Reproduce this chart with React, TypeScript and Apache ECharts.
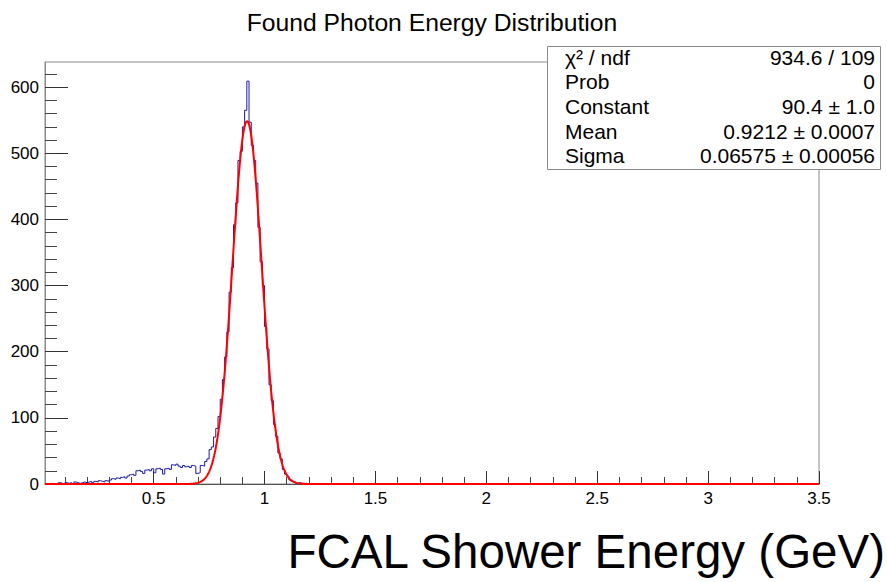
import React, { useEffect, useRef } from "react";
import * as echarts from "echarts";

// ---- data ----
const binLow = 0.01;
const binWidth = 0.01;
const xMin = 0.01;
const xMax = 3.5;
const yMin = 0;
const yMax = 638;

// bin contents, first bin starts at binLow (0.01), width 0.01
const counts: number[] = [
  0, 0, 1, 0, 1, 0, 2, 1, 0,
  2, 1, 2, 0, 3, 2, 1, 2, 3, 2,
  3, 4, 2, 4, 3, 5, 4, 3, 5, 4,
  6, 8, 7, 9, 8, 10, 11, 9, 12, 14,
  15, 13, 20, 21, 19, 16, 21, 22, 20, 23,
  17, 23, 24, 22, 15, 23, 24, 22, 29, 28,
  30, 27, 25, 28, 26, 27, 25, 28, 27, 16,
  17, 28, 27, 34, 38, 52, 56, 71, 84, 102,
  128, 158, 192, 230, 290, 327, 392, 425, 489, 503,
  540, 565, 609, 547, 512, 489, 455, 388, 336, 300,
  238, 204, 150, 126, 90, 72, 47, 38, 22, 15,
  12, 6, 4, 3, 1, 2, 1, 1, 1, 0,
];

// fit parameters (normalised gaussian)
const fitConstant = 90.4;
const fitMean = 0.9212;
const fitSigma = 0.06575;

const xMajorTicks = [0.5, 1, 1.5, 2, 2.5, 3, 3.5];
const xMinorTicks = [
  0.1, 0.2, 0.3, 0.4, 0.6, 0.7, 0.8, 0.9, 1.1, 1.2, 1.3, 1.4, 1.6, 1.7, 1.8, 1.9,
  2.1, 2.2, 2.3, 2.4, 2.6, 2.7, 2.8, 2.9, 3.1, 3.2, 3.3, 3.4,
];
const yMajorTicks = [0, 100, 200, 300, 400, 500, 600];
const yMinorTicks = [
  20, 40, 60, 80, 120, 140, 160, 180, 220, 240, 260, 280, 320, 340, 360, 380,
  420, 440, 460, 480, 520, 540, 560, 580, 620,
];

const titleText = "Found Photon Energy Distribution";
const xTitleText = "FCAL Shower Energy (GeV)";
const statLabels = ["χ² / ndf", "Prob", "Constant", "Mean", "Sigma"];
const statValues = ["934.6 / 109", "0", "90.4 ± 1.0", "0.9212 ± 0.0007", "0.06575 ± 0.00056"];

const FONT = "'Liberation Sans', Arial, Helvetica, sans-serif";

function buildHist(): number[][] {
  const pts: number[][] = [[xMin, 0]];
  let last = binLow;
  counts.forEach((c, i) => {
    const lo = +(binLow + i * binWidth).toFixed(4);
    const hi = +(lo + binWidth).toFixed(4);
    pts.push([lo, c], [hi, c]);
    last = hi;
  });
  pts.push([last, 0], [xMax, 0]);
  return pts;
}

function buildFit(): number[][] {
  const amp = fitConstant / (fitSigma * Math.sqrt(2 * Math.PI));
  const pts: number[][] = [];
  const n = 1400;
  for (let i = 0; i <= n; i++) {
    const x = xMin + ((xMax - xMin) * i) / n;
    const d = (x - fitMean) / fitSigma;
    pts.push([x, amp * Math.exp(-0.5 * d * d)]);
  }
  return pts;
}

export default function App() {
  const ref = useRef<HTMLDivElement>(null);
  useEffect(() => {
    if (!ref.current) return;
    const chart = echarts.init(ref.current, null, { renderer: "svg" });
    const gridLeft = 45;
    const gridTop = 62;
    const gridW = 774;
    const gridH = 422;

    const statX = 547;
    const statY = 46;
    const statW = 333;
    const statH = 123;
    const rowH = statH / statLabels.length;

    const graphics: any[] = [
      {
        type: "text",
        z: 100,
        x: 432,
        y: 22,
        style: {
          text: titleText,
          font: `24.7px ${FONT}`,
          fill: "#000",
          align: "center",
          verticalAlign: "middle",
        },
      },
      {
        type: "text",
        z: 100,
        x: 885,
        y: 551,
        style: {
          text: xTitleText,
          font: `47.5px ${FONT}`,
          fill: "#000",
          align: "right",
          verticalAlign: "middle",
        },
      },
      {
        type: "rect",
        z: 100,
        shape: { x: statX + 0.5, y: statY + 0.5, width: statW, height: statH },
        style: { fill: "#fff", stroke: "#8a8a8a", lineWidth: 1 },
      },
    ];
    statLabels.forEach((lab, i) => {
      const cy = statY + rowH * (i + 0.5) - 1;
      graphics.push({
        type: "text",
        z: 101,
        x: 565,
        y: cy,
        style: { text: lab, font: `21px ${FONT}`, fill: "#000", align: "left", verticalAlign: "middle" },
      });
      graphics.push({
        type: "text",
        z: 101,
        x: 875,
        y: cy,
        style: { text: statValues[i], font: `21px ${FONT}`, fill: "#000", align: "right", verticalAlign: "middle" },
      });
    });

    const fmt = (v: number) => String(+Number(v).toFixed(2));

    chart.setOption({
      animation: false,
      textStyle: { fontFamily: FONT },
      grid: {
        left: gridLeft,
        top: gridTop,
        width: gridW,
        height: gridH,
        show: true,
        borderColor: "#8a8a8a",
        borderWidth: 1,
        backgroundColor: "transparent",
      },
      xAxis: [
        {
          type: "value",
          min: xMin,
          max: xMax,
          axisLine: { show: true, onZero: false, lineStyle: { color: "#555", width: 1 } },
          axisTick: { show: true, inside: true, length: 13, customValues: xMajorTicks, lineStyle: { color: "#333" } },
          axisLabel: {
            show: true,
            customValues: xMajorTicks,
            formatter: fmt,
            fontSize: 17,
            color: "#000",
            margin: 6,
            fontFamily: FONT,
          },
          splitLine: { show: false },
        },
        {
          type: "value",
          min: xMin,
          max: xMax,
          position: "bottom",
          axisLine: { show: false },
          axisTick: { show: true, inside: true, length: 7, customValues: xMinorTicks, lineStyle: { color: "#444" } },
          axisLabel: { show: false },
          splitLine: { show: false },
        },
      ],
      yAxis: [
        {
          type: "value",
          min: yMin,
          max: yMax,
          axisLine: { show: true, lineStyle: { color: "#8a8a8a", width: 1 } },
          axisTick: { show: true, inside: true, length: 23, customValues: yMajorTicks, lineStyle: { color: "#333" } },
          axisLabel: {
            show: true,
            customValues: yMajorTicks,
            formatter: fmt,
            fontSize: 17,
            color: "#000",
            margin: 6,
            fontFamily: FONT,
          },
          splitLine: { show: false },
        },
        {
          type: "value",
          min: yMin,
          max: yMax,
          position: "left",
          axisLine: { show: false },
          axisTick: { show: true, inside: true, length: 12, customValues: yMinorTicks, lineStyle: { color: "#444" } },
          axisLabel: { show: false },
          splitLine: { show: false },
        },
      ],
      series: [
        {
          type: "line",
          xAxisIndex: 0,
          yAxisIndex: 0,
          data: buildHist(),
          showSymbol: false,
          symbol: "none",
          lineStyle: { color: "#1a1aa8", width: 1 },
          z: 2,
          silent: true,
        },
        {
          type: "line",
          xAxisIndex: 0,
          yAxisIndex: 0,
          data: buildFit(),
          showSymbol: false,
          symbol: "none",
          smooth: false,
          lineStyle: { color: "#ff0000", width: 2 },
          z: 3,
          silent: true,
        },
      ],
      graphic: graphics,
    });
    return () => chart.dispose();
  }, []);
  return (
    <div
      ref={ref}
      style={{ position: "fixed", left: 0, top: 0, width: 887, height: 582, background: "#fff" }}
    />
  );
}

What is expected - Copy out all the data exactly; skip the pictures.

Answer to this task -
Reproduce this chart with React, TypeScript and Apache ECharts.
import React, { useEffect, useRef } from "react";
import * as echarts from "echarts";

// ---- data ----
const binLow = 0.01;
const binWidth = 0.01;
const xMin = 0.01;
const xMax = 3.5;
const yMin = 0;
const yMax = 638;

// bin contents, first bin starts at binLow (0.01), width 0.01
const counts: number[] = [
  0, 0, 1, 0, 1, 0, 2, 1, 0,
  2, 1, 2, 0, 3, 2, 1, 2, 3, 2,
  3, 4, 2, 4, 3, 5, 4, 3, 5, 4,
  6, 8, 7, 9, 8, 10, 11, 9, 12, 14,
  15, 13, 20, 21, 19, 16, 21, 22, 20, 23,
  17, 23, 24, 22, 15, 23, 24, 22, 29, 28,
  30, 27, 25, 28, 26, 27, 25, 28, 27, 16,
  17, 28, 27, 34, 38, 52, 56, 71, 84, 102,
  128, 158, 192, 230, 290, 327, 392, 425, 489, 503,
  540, 565, 609, 547, 512, 489, 455, 388, 336, 300,
  238, 204, 150, 126, 90, 72, 47, 38, 22, 15,
  12, 6, 4, 3, 1, 2, 1, 1, 1, 0,
];

// fit parameters (normalised gaussian)
const fitConstant = 90.4;
const fitMean = 0.9212;
const fitSigma = 0.06575;

const xMajorTicks = [0.5, 1, 1.5, 2, 2.5, 3, 3.5];
const xMinorTicks = [
  0.1, 0.2, 0.3, 0.4, 0.6, 0.7, 0.8, 0.9, 1.1, 1.2, 1.3, 1.4, 1.6, 1.7, 1.8, 1.9,
  2.1, 2.2, 2.3, 2.4, 2.6, 2.7, 2.8, 2.9, 3.1, 3.2, 3.3, 3.4,
];
const yMajorTicks = [0, 100, 200, 300, 400, 500, 600];
const yMinorTicks = [
  20, 40, 60, 80, 120, 140, 160, 180, 220, 240, 260, 280, 320, 340, 360, 380,
  420, 440, 460, 480, 520, 540, 560, 580, 620,
];

const titleText = "Found Photon Energy Distribution";
const xTitleText = "FCAL Shower Energy (GeV)";
const statLabels = ["χ² / ndf", "Prob", "Constant", "Mean", "Sigma"];
const statValues = ["934.6 / 109", "0", "90.4 ± 1.0", "0.9212 ± 0.0007", "0.06575 ± 0.00056"];

const FONT = "'Liberation Sans', Arial, Helvetica, sans-serif";

function buildHist(): number[][] {
  const pts: number[][] = [[xMin, 0]];
  let last = binLow;
  counts.forEach((c, i) => {
    const lo = +(binLow + i * binWidth).toFixed(4);
    const hi = +(lo + binWidth).toFixed(4);
    pts.push([lo, c], [hi, c]);
    last = hi;
  });
  pts.push([last, 0], [xMax, 0]);
  return pts;
}

function buildFit(): number[][] {
  const amp = fitConstant / (fitSigma * Math.sqrt(2 * Math.PI));
  const pts: number[][] = [];
  const n = 1400;
  for (let i = 0; i <= n; i++) {
    const x = xMin + ((xMax - xMin) * i) / n;
    const d = (x - fitMean) / fitSigma;
    pts.push([x, amp * Math.exp(-0.5 * d * d)]);
  }
  return pts;
}

export default function App() {
  const ref = useRef<HTMLDivElement>(null);
  useEffect(() => {
    if (!ref.current) return;
    const chart = echarts.init(ref.current, null, { renderer: "svg" });
    const gridLeft = 45;
    const gridTop = 62;
    const gridW = 774;
    const gridH = 422;

    const statX = 547;
    const statY = 46;
    const statW = 333;
    const statH = 123;
    const rowH = statH / statLabels.length;

    const graphics: any[] = [
      {
        type: "text",
        z: 100,
        x: 432,
        y: 22,
        style: {
          text: titleText,
          font: `24.7px ${FONT}`,
          fill: "#000",
          align: "center",
          verticalAlign: "middle",
        },
      },
      {
        type: "text",
        z: 100,
        x: 885,
        y: 551,
        style: {
          text: xTitleText,
          font: `47.5px ${FONT}`,
          fill: "#000",
          align: "right",
          verticalAlign: "middle",
        },
      },
      {
        type: "rect",
        z: 100,
        shape: { x: statX + 0.5, y: statY + 0.5, width: statW, height: statH },
        style: { fill: "#fff", stroke: "#8a8a8a", lineWidth: 1 },
      },
    ];
    statLabels.forEach((lab, i) => {
      const cy = statY + rowH * (i + 0.5) - 1;
      graphics.push({
        type: "text",
        z: 101,
        x: 565,
        y: cy,
        style: { text: lab, font: `21px ${FONT}`, fill: "#000", align: "left", verticalAlign: "middle" },
      });
      graphics.push({
        type: "text",
        z: 101,
        x: 875,
        y: cy,
        style: { text: statValues[i], font: `21px ${FONT}`, fill: "#000", align: "right", verticalAlign: "middle" },
      });
    });

    const fmt = (v: number) => String(+Number(v).toFixed(2));

    chart.setOption({
      animation: false,
      textStyle: { fontFamily: FONT },
      grid: {
        left: gridLeft,
        top: gridTop,
        width: gridW,
        height: gridH,
        show: true,
        borderColor: "#8a8a8a",
        borderWidth: 1,
        backgroundColor: "transparent",
      },
      xAxis: [
        {
          type: "value",
          min: xMin,
          max: xMax,
          axisLine: { show: true, onZero: false, lineStyle: { color: "#555", width: 1 } },
          axisTick: { show: true, inside: true, length: 13, customValues: xMajorTicks, lineStyle: { color: "#333" } },
          axisLabel: {
            show: true,
            customValues: xMajorTicks,
            formatter: fmt,
            fontSize: 17,
            color: "#000",
            margin: 6,
            fontFamily: FONT,
          },
          splitLine: { show: false },
        },
        {
          type: "value",
          min: xMin,
          max: xMax,
          position: "bottom",
          axisLine: { show: false },
          axisTick: { show: true, inside: true, length: 7, customValues: xMinorTicks, lineStyle: { color: "#444" } },
          axisLabel: { show: false },
          splitLine: { show: false },
        },
      ],
      yAxis: [
        {
          type: "value",
          min: yMin,
          max: yMax,
          axisLine: { show: true, lineStyle: { color: "#8a8a8a", width: 1 } },
          axisTick: { show: true, inside: true, length: 23, customValues: yMajorTicks, lineStyle: { color: "#333" } },
          axisLabel: {
            show: true,
            customValues: yMajorTicks,
            formatter: fmt,
            fontSize: 17,
            color: "#000",
            margin: 6,
            fontFamily: FONT,
          },
          splitLine: { show: false },
        },
        {
          type: "value",
          min: yMin,
          max: yMax,
          position: "left",
          axisLine: { show: false },
          axisTick: { show: true, inside: true, length: 12, customValues: yMinorTicks, lineStyle: { color: "#444" } },
          axisLabel: { show: false },
          splitLine: { show: false },
        },
      ],
      series: [
        {
          type: "line",
          xAxisIndex: 0,
          yAxisIndex: 0,
          data: buildHist(),
          showSymbol: false,
          symbol: "none",
          lineStyle: { color: "#1a1aa8", width: 1 },
          z: 2,
          silent: true,
        },
        {
          type: "line",
          xAxisIndex: 0,
          yAxisIndex: 0,
          data: buildFit(),
          showSymbol: false,
          symbol: "none",
          smooth: false,
          lineStyle: { color: "#ff0000", width: 2 },
          z: 3,
          silent: true,
        },
      ],
      graphic: graphics,
    });
    return () => chart.dispose();
  }, []);
  return (
    <div
      ref={ref}
      style={{ position: "fixed", left: 0, top: 0, width: 887, height: 582, background: "#fff" }}
    />
  );
}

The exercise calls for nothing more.